For those of us who might be concerned that the younger generation is disengaged because they feel there’s little they can do, it’s heartening to see that some are taking action. Students around the world have begun skipping school on Fridays as an act of protest. A 16 year old, Greta Thunberg, has become a remarkable spokesperson for her generation, as this TED talk shows. After gaining her nation’s attention by starting the first school strike in Sweden last August, she was invited to address the United Nations Climate Change Conference and later to give a talk to the World Economic Forum at Davos. In Oregon, protest has taken the form of a series of legal suits against the Trump administration. A legal team led by Julia Olson has argued on behalf of 21 young people ages 11 to 22, saying ”We will keep shining light on our fundamental constitutional rights [to life, liberty and property ] until we obtain justice for our children and put an end to U.S.-sanctioned climate change” (source).
If some children are increasingly fearful of the natural world because of global warming’s effects on the environment, we (their elders who have contributed much to the problem) owe it to them and their future to make sure their relationship with the earth is positive and full of love for its wonders. A leader of RiverLink, an organization promoting the environmental vitality of a particular river area in North Carolina “as a place to work, live, and play,” writes:
We are so lucky to live in a place with such beautiful natural resources. It makes sense that we want to do everything we can to protect places like this, and that often includes sharing the environmental burden with our children. However, if we want our kids to thoughtfully and genuinely engage in conservation we absolutely have to give them the space to develop an appreciation for nature first. After that, it’s up to them whether or not they deem it to be something worth fighting for. (Source)
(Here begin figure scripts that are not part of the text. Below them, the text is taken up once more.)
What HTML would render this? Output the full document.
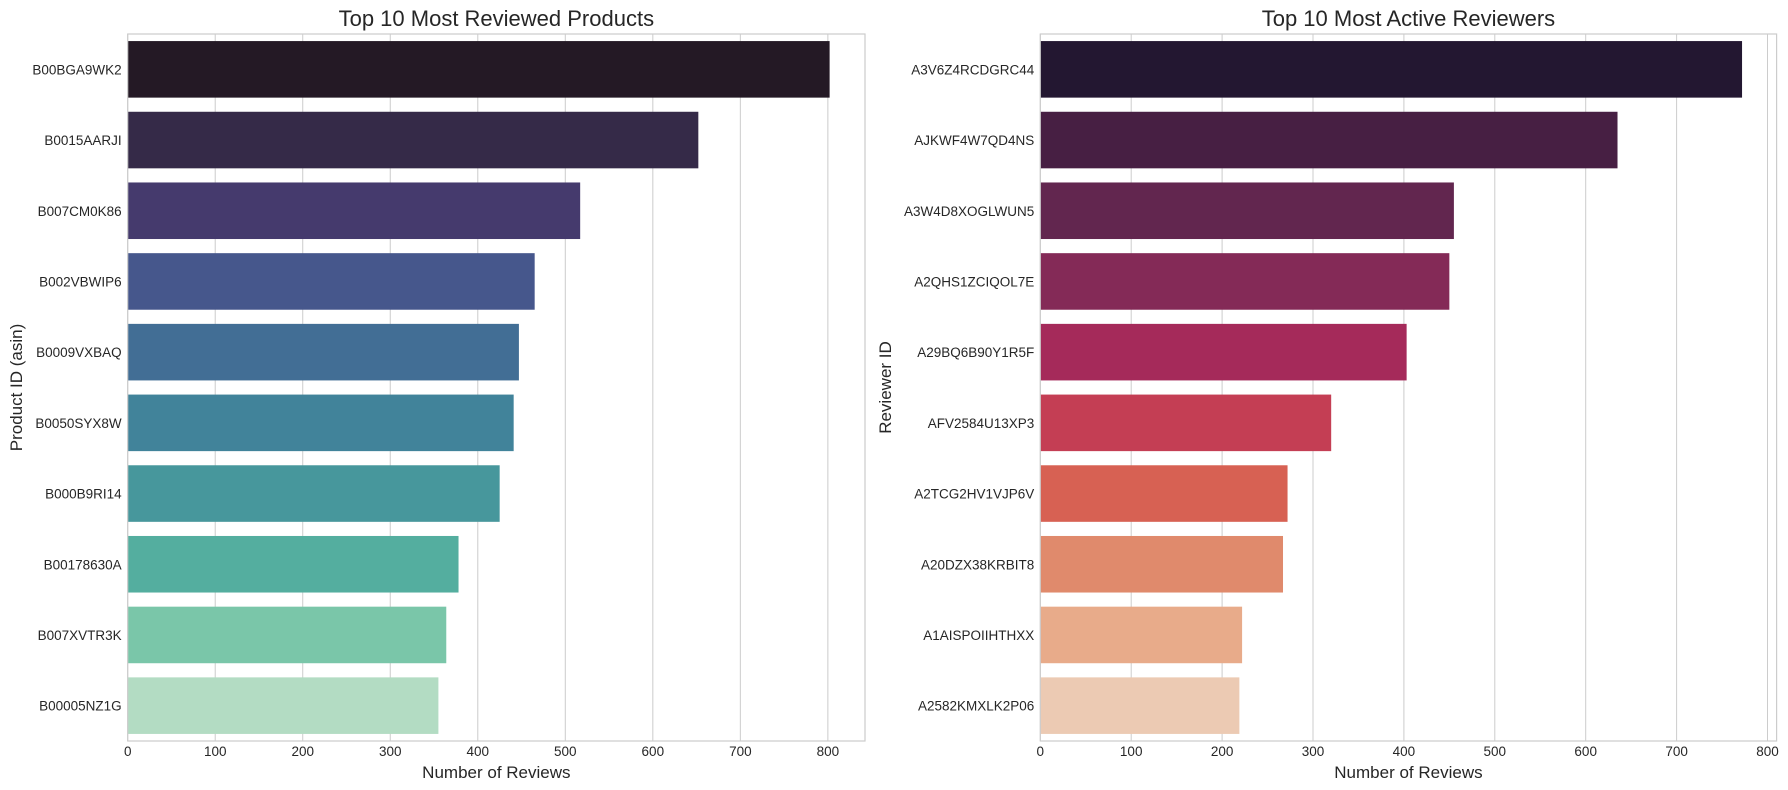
<!DOCTYPE html>
<html><head><meta charset="utf-8"><style>
html,body{margin:0;padding:0;background:#fff;}
svg{display:block;font-family:"Liberation Sans",Arial,sans-serif;}
</style></head><body>
<svg id="chart" width="1788" height="790" viewBox="0 0 1788 790"></svg>
<script>
const productIds = ["B00BGA9WK2","B0015AARJI","B007CM0K86","B002VBWIP6","B0009VXBAQ","B0050SYX8W","B000B9RI14","B00178630A","B007XVTR3K","B00005NZ1G"];
const productCounts = [802,652,517,465,447,441,425,378,364,355];
const reviewerIds = ["A3V6Z4RCDGRC44","AJKWF4W7QD4NS","A3W4D8XOGLWUN5","A2QHS1ZCIQOL7E","A29BQ6B90Y1R5F","AFV2584U13XP3","A2TCG2HV1VJP6V","A20DZX38KRBIT8","A1AISPOIIHTHXX","A2582KMXLK2P06"];
const reviewerCounts = [772,635,455,450,403,320,272,267,222,219];
const xTicks = [0,100,200,300,400,500,600,700,800];
const productColors = ["#241925","#352a48","#453a6d","#46578c","#426e95","#41839a","#47979c","#54ae9f","#7ac6a9","#b3dcc3"];
const reviewerColors = ["#231731","#471f43","#62264f","#842a57","#a52a5a","#c43e54","#d76153","#e08a6c","#e8ab8a","#eccab3"];

const NS="http://www.w3.org/2000/svg";
const svg=document.getElementById('chart');
function mk(tag,attrs,parent){const e=document.createElementNS(NS,tag);for(const k in attrs)e.setAttribute(k,attrs[k]);(parent||svg).appendChild(e);return e;}

function panel(cfg){
  const g=mk('g',{});
  
  
  const x0=cfg.x0,x1=cfg.x1,top=34,bot=741;
  const xs=v=>x0+v*cfg.scale;
  const band=(bot-top)/cfg.cats.length;
  cfg.ticks.forEach(t=>{
    const l=mk('line',{x1:xs(t),x2:xs(t),y1:top,y2:bot,stroke:'#cccccc','stroke-width':1},g);
    
    
  });
  cfg.cats.forEach((c,i)=>{
    const y=top+band*i+band*0.1;
    const r=mk('rect',{x:x0,y:y,width:xs(cfg.vals[i])-x0,height:band*0.8,fill:cfg.colors[i]},g);
    
    
    const t=mk('text',{x:x0-6,y:top+band*(i+0.5)+5,'text-anchor':'end','font-size':13.5,fill:'#262626'},g);
    t.textContent=c;
    
    
  });
  cfg.ticks.forEach(t=>{
    const tx=mk('text',{x:xs(t),y:756,'text-anchor':'middle','font-size':13.5,fill:'#262626'},g);
    tx.textContent=t;
    
    
  });
  const fr=mk('rect',{x:x0,y:top,width:x1-x0,height:bot-top,fill:'none',stroke:'#cccccc','stroke-width':1.2},g);
  
  
  const ti=mk('text',{x:(x0+x1)/2,y:26,'text-anchor':'middle','font-size':22,fill:'#262626'},g);
  ti.textContent=cfg.title;
  
  
  const xl=mk('text',{x:(x0+x1)/2,y:778,'text-anchor':'middle','font-size':17,fill:'#262626'},g);
  xl.textContent='Number of Reviews';
  
  
  const yl=mk('text',{x:0,y:0,'text-anchor':'middle','font-size':17,fill:'#262626',transform:`translate(${cfg.ylx},${(top+bot)/2}) rotate(-90)`},g);
  yl.textContent=cfg.ylabel;
  
  
}
panel({name:'products-panel',x0:127.7,x1:865,scale:0.8752,cats:productIds,vals:productCounts,colors:productColors,ticks:xTicks,title:'Top 10 Most Reviewed Products',ylabel:'Product ID (asin)',ylx:22});
panel({name:'reviewers-panel',x0:1040.3,x1:1776.6,scale:0.909,cats:reviewerIds,vals:reviewerCounts,colors:reviewerColors,ticks:xTicks,title:'Top 10 Most Active Reviewers',ylabel:'Reviewer ID',ylx:891});
</script>
</body></html>
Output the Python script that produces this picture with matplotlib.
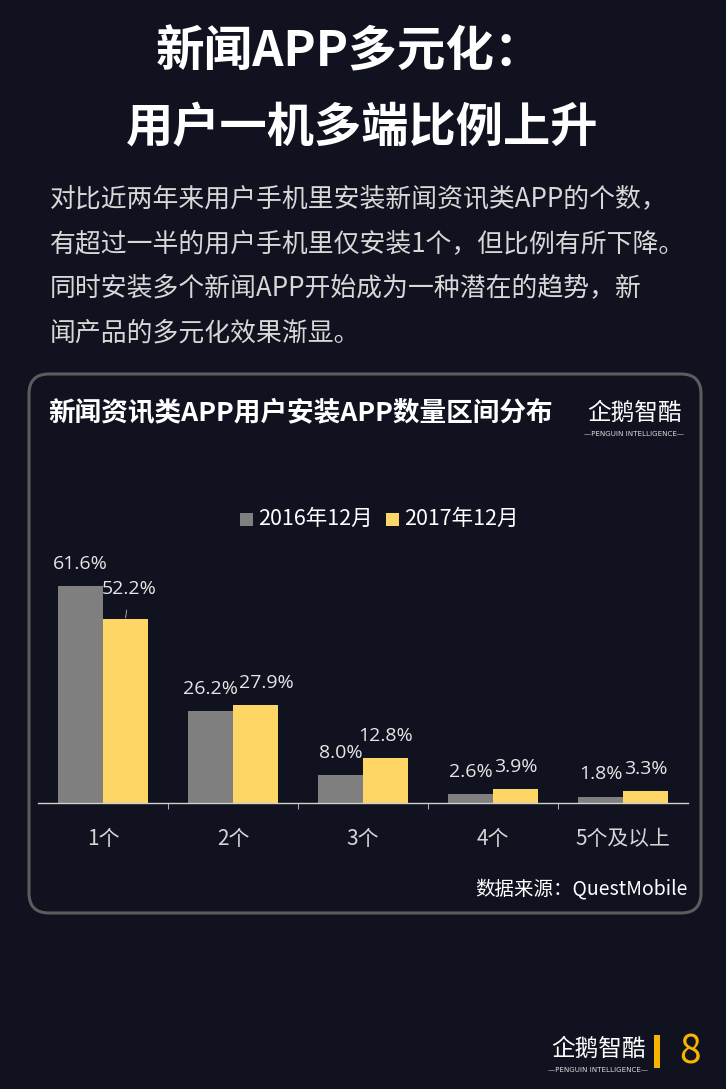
import matplotlib
matplotlib.use("Agg")
import matplotlib.pyplot as plt
from matplotlib.patches import FancyBboxPatch, Rectangle
import numpy as np

plt.rcParams['font.family'] = ['Noto Sans CJK SC', 'DejaVu Sans']

# ── data ──────────────────────────────────────────────────────────────────────
categories = ["1个", "2个", "3个", "4个", "5个及以上"]
series_names = ["2016年12月", "2017年12月"]
values_2016 = [61.6, 26.2, 8.0, 2.6, 1.8]
values_2017 = [52.2, 27.9, 12.8, 3.9, 3.3]

title_lines = ["新闻APP多元化：", "用户一机多端比例上升"]
body_lines = [
    "对比近两年来用户手机里安装新闻资讯类APP的个数，",
    "有超过一半的用户手机里仅安装1个，但比例有所下降。",
    "同时安装多个新闻APP开始成为一种潜在的趋势，新",
    "闻产品的多元化效果渐显。",
]
chart_title = "新闻资讯类APP用户安装APP数量区间分布"
source_text = "数据来源：QuestMobile"
page_no = "8"

# ── styles ────────────────────────────────────────────────────────────────────
BG = "#10121f"
GRAY = "#7f7f7f"
YELLOW = "#fed665"
W, H = 726, 1089

fig = plt.figure(figsize=(W / 100, H / 100), dpi=100, facecolor=BG)

# pixel-space background layer
bg = fig.add_axes([0, 0, 1, 1])
bg.set_xlim(0, W)
bg.set_ylim(H, 0)
bg.axis("off")
bg.set_facecolor(BG)

bg.text(350, 52, title_lines[0], color="white", fontsize=35, fontweight="bold",
        ha="center", va="center")
bg.text(362, 127, title_lines[1], color="white", fontsize=34, fontweight="bold",
        ha="center", va="center")

for i, line in enumerate(body_lines):
    bg.text(50, 199 + i * 44.5, line, color="#d8d8d8", fontsize=18.6,
            ha="left", va="center")

box = FancyBboxPatch((29, 374), 672, 539, boxstyle="round,pad=0,rounding_size=20",
                     facecolor="none", edgecolor="#5c5c5e", linewidth=2.2)
bg.add_patch(box)

bg.text(48, 414, chart_title, color="white", fontsize=19.2, fontweight="bold",
        ha="left", va="center")

# logo (text approximation)
def logo(x, y, size):
    bg.text(x, y, "企鹅智酷", color="white", fontsize=size, ha="center", va="center")
    bg.text(x, y + size * 1.25, "—PENGUIN INTELLIGENCE—", color="#dddddd",
            fontsize=size * 0.3, ha="center", va="center", family="DejaVu Sans")

logo(634, 413, 17)
logo(598, 1049, 17)
bg.add_patch(Rectangle((654, 1035), 6, 33, facecolor="#f7b500", edgecolor="none"))
bg.text(690, 1052, page_no, color="#f7b500", fontsize=28, ha="center", va="center")

bg.text(688, 889, source_text, color="white", fontsize=14, ha="right", va="center")

# legend
for k, (name, col, x0) in enumerate(zip(series_names, [GRAY, YELLOW], [240, 386])):
    bg.add_patch(Rectangle((x0, 513), 13, 13, facecolor=col, edgecolor="none"))
    bg.text(x0 + 18, 519, name, color="white", fontsize=15.5, ha="left", va="center")

# ── chart ─────────────────────────────────────────────────────────────────────
ymax = 70
ax = fig.add_axes([38 / W, (H - 803) / H, 650 / W, ymax * 3.52 / H])
ax.set_facecolor("none")
x = np.arange(len(categories))
bw = 0.345
ax.bar(x - bw / 2, values_2016, width=bw, color=GRAY, zorder=2)
ax.bar(x + bw / 2, values_2017, width=bw, color=YELLOW, zorder=2)
ax.set_xlim(-0.5, len(categories) - 0.5)
ax.set_ylim(0, ymax)

for s in ["top", "right", "left"]:
    ax.spines[s].set_visible(False)
ax.spines["bottom"].set_color("#d0d0d0")
ax.spines["bottom"].set_linewidth(1)
ax.set_yticks([])
ax.set_xticks(x)
ax.set_xticklabels(categories, color="#d6d6d6", fontsize=15)
ax.tick_params(axis="x", which="major", length=0, pad=18)
ax.set_xticks(np.arange(0.5, len(categories) - 0.5), minor=True)
ax.tick_params(axis="x", which="minor", length=4, color="#d0d0d0", direction="out")

lbl_kw = dict(color="#e6e6e6", fontsize=14, ha="center", va="center",
              textcoords="offset points", family=["Open Sans", "DejaVu Sans"])
for i, v in enumerate(values_2016):
    ax.annotate(f"{v:.1f}%", (x[i] - bw / 2, v), xytext=(0, 16), **lbl_kw)
for i, v in enumerate(values_2017):
    dx, dy = 0, 16
    extra = {}
    if i == 0:
        dx, dy = 3, 22
        extra = dict(arrowprops=dict(arrowstyle="-", color="#bbbbbb", lw=0.6,
                                     shrinkA=7, shrinkB=1))
    if i == 1:
        dx = 8
    ax.annotate(f"{v:.1f}%", (x[i] + bw / 2, v), xytext=(dx, dy), **lbl_kw, **extra)

fig.savefig("out.png", dpi=100, facecolor=BG)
In the same vein, Thomas Berry wrote:
A truly human intimacy with earth and with the entire natural world is needed. Our children should be properly introduced to the world in which they live, to the birds and the insects and the various animals that roam over the land, to the entire range of natural phenomena. . . . (TB, 34)
Tomorrow, March 15, 2019, students around the world will engage in a Climate Strike. May we listen closely to their demands, share with them our love of our beloved planet earth, and pledge to work with them to transform the ways in which we live in relation to the natural world.